The View from the Pasture
Shanen Ebersole is busy. Calving season is right around the corner at her farm in Kellerton, Iowa. Election season will just have to wait.
“We’ll walk them the mile and a half home in a month or so,” she says, watching her herd graze peacefully. “I wish Washington could get along like cows. They need to find a way to get along for us, because that’s what we the taxpayers pay them to do.”
Ebersole represents a critical slice of the electorate: the reluctant Trump voter. She originally backed Nikki Haley but came home to Trump for the sake of the family farm.
Now? She is feeling a little exhausted.
Grading the President
One year into Trump’s second term, Ebersole gives him a 3 out of 5.
The economy feels better. Illegal border crossings are down. Those are the wins. But the losses are stinging. She recoiled at the President’s plan to increase low-tariff beef imports from Argentina. To her, that doesn’t feel like “America First.”
And the recent talk about annexing Greenland?
“I don’t agree with that in any way, shape or form,” she says bluntly. “We need to take care of the 50 states that we have.”

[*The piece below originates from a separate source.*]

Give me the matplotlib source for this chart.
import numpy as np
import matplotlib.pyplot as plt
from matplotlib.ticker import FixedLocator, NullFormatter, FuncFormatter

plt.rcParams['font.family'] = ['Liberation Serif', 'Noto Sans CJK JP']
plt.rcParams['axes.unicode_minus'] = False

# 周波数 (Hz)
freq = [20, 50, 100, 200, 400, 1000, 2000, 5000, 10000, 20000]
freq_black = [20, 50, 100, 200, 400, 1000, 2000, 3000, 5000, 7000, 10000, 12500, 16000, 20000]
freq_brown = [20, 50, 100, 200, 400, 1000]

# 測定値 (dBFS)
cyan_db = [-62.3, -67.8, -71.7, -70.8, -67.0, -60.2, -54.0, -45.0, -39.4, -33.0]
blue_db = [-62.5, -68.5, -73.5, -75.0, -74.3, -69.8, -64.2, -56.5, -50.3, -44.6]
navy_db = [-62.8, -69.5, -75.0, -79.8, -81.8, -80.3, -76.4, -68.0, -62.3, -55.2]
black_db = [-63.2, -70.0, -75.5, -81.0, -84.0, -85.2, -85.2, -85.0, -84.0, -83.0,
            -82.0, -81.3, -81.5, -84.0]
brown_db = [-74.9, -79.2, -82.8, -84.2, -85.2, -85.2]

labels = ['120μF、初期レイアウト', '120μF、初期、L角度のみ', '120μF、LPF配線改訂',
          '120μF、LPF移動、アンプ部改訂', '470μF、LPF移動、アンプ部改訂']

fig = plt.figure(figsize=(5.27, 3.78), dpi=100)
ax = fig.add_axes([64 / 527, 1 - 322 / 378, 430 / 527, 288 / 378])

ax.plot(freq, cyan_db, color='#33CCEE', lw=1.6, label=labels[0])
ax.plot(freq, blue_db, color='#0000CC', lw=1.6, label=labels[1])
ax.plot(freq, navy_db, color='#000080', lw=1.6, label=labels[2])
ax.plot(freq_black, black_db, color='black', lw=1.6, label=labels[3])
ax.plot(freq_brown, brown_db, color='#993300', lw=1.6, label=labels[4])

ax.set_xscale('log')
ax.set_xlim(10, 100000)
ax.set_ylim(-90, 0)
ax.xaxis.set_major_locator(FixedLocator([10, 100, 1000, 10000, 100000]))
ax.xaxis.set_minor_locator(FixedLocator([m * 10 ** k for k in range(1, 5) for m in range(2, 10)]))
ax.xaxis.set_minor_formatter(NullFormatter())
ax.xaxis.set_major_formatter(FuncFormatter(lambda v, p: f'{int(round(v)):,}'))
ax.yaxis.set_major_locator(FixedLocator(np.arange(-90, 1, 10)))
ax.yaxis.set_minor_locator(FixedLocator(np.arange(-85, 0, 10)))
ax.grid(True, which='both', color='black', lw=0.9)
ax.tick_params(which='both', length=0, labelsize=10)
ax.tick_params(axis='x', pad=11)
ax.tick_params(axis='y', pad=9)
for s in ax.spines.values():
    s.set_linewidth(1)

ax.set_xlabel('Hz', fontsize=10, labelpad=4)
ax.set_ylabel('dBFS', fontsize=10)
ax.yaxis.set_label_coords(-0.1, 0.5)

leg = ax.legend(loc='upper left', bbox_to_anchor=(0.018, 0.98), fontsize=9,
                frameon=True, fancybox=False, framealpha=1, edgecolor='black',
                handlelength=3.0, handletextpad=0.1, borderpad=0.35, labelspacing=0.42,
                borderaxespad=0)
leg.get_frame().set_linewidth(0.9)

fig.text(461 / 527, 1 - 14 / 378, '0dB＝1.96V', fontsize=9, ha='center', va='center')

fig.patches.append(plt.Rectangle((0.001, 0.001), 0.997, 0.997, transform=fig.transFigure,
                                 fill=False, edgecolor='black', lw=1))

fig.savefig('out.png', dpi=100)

As the midterms loom, Ebersole is keeping her options open. She is tired of the fighting and wants “freshness” in Washington. That sentiment is exactly what Democrats are hoping to tap into as they eye Iowa’s 3rd Congressional District.
The Suburban Shift
Travel 70 miles north to the Des Moines suburbs and you find a very different story.
Betsy Sarcone was once a “Never Trump” Republican who supported Ron DeSantis. Back in 2023, she claimed she couldn’t “rubber stamp” Trump.
Today? She is all in.
“I’m happy,” Sarcone says. “I got what I voted for.”

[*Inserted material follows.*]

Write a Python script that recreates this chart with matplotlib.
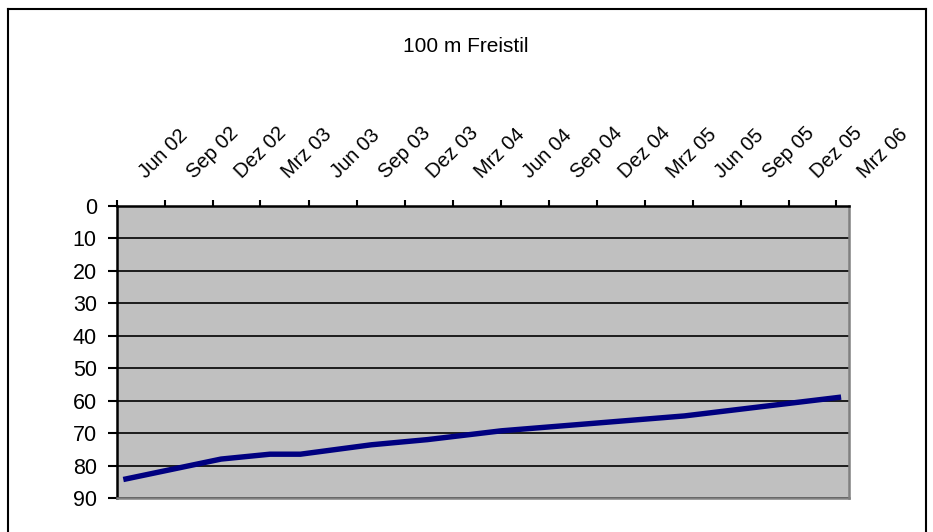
import matplotlib.pyplot as plt
import matplotlib.dates as mdates
from matplotlib.lines import Line2D
import pandas as pd

plt.rcParams['font.family'] = ['Liberation Sans', 'DejaVu Sans']

# Zeiten 100 m Freistil (Sekunden)
dates = ['2002-06-13', '2002-12-16', '2003-03-19', '2003-05-16', '2003-09-28',
         '2004-01-13', '2004-06-01', '2005-05-16', '2006-03-10']
times = [84.3, 78.0, 76.5, 76.5, 73.6, 72.0, 69.3, 64.7, 58.9]

tick_dates = pd.date_range('2002-06-01', '2006-03-01', freq='3MS')
month_names = {3: 'Mrz', 6: 'Jun', 9: 'Sep', 12: 'Dez'}
tick_labels = [f"{month_names[d.month]} {d.strftime('%y')}" for d in tick_dates]

W, H = 933, 532
fig = plt.figure(figsize=(W / 100, H / 100), dpi=100)
ax = fig.add_axes([117 / W, (H - 498) / H, (849 - 117) / W, (498 - 206) / H])
ax.set_facecolor('#C0C0C0')

x = pd.to_datetime(dates)
ax.plot(x, times, color='#000080', lw=3.9, solid_capstyle='butt', zorder=3)

ax.set_ylim(90, 0)
ax.set_yticks(range(0, 91, 10))
ax.yaxis.grid(True, color='black', lw=1.2)
ax.set_axisbelow(True)

ax.set_xlim(pd.Timestamp('2002-06-01'), pd.Timestamp('2006-03-25'))
ax.xaxis.tick_top()
ax.set_xticks(tick_dates)
ax.set_xticklabels([])
for d, lab in zip(tick_dates, tick_labels):
    ax.annotate(lab, xy=(mdates.date2num(d), 1.0), xycoords=('data', 'axes fraction'),
                xytext=(29, 27), textcoords='offset pixels', rotation=45,
                ha='left', va='baseline', rotation_mode='anchor', fontsize=14.5)

ax.tick_params(axis='x', direction='out', length=4.5, width=1.5, color='black')
ax.tick_params(axis='y', direction='out', length=6.5, width=1.5, color='black',
               labelsize=15.5, pad=8)

for side in ['left', 'top']:
    ax.spines[side].set_color('black')
    ax.spines[side].set_linewidth(1.8)
for side in ['right', 'bottom']:
    ax.spines[side].set_color('#808080')
    ax.spines[side].set_linewidth(1.8)

fig.text(466 / W, 1 - 46 / H, '100 m Freistil', ha='center', va='center', fontsize=15)

# Rahmen um das Diagramm
fx = lambda px: px / W
fy = lambda py: 1 - py / H
for xs, ys in [((8, 8), (9, 540)), ((8, 926), (9, 9)), ((926, 926), (9, 540))]:
    fig.add_artist(Line2D([fx(v) for v in xs], [fy(v) for v in ys], color='black', lw=1.5))

fig.savefig('out.png', dpi=100)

She gives the President an A-minus. The tone issues that used to bother her have faded into the background. She says 77 million voters “don’t care about the rhetoric anymore” and just want results.
Most shockingly, Sarcone has started to question the results of the 2020 election, a conspiracy theory she laughed off just a year ago.
“I’m starting to question the election of 2020,” she admits. When reminded that he lost, she simply replies, “I don’t know.”
The Echo Chamber Effect
Chris Mudd, a solar energy CEO in Waterloo, takes it a step further.
Mudd has been a die-hard supporter from day one. While driving to a new solar installation, he brings up a fresh twist on the old conspiracy theories. He suggests that Venezuelan leader Nicolás Maduro—recently taken into U.S. custody—might have information about the “stolen” 2020 election.
It is a theory gaining traction in the MAGA media ecosystem.
Mudd admits that deportations and ICE raids can look “ugly,” comparing it to making sausage. But he believes it is necessary to secure the border.
“My optimism is greater because I believe the things that Trump is doing are good for the country,” Mudd says. He plans to vote a “full red ticket” in November to protect the President from impeachment.
The Gravel Road Strategy
For Democrats to have a prayer in Iowa, they have to navigate this divided landscape.
Michele Pegg, a Democratic chairwoman in rural Louisa County, knows the math is tough. Trump won her county with 70% of the vote. But she sees an opening.
“I really do think he’s down a bit,” Pegg says. She points to the disconnect between “America First” slogans and the reality of crumbling schools and soil issues in rural towns.
Her advice to candidates is simple. Stop focusing on the cities and show up where it is uncomfortable.
“You want the office? You need to sway the voters,” Pegg says. “Go down a gravel road. Go down a Class B road. Knock on a door.”